Humor #37

You may have heard about a new bride who was a bit embarrassed to be known as a honeymooner.

So when she and her husband pulled up to the hotel, she asked him if there was any way that they could make it appear that they had been married a long time.

He responded, “Sure. You carry the suitcases!”

—–

Three guys were trying to sneak into the Olympic Village in Atlanta to scoop souvenirs and autographs. The first said, “Let’s watch the registration table to see if there’s a crack in the security system that we can utilize to scam our way in.”

Immediately, a burly athlete walked up to the table and stated, “Angus MacLeod. Scotland. Shot-put.” He opened his gym bag to display a shot-put to the registration attendant.

The attendant said, “Very good, Mr. MacPherson. Here is your packet of registration materials, complete with hotel keys, passes to all Olympic events, meal tickets, and other information.”

HOT DOG! The first guy grabbed a small tree sapling, stripped off the limbs and roots, walked up the registration table and stated, “Chuck Wagon. Canada.

Javelin.”

The attendant said, “Very good, Mr. Wagon. Here is you packet of registration materials, hotel keys, passes, meal tickets, and so forth. Good luck!”

The second guy grabbed a street utility manhole cover, walked up the registration table and stated, “Dusty Rhodes. Australia. Discus.”

The attendant said, “Terrific, Mr. Rhodes. Here is you packet of registration materials, hotel keys, a full set of passes, and meal tickets. Enjoy yourself.”

They scampered in, but suddenly realized the third guy was missing. They groaned, “OH NO.” He’s a goober. They forgot to make sure he didn’t do something stupid and blow their cover stories.

They then spotted him walking with a roll of barbed wire under his arm. He walked up to the registration table and stated, “Foster Bean. Hardwick, Vermont. Fencing.”

—–

As the crowded elevator descended, Mrs.

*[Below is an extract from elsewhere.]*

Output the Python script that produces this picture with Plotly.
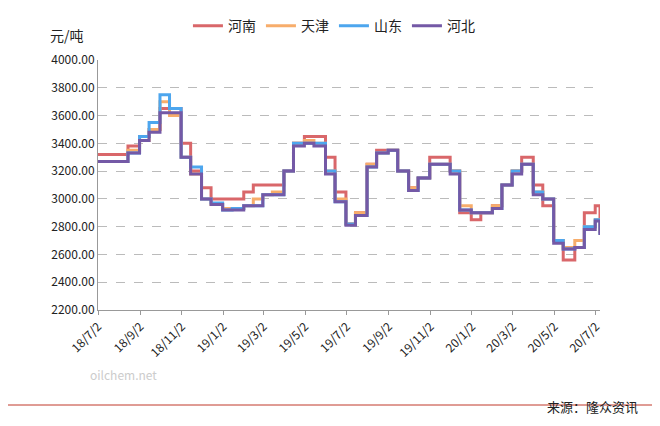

Wilson became increasingly furious with her husband, who was delighted to be pressed against a gorgeous blonde.

As the elevator stopped at the main floor, the blonde suddenly whirled, slapped Mr. Wilson, and said, “That will teach you to pinch!”

Bewildered, Mr. Wilson was halfway to the parking lot with his wife when he choked, “I… I… didn’t pinch that girl.”

“Of course you didn’t,” said his wife, consolingly. “I did.”

—–

As she sat by him, he whispered, eyes full of tears, “You know what?

You have been with me all through the bad times.

When I got fired, you were there to support me.

When my business failed, you were there.

When I got shot, you were by my side.

When we lost the house, you stayed right here.

When my health started failing, you were still by my side…

You know what Martha?”

“What dear?” she gently asked, smiling as her heart began to fill with warmth.

“I’m beginning to think you’re bad luck.”

—–

A man was on a long walk in the country. He became thirsty so decided to stop at a little cottage and ask for something to drink.

The lady of the house invited him in and served him a bowl of soup by the fire. There was a wee pig running around the kitchen, running up to the visitor and giving him a great deal of attention. The visitor commented that he had never seen a pig this friendly.

The housewife replied: “Ah, he’s not that friendly. That’s his bowl you’re using.”

—–

During an examination, the student was not able to answer the question so he copied the answer from another good student, The answer to the problem was ‘log(1+x)’.

He didn’t want to make it obvious that he was cheating, so he changed the answer to ‘timber(1+x)’.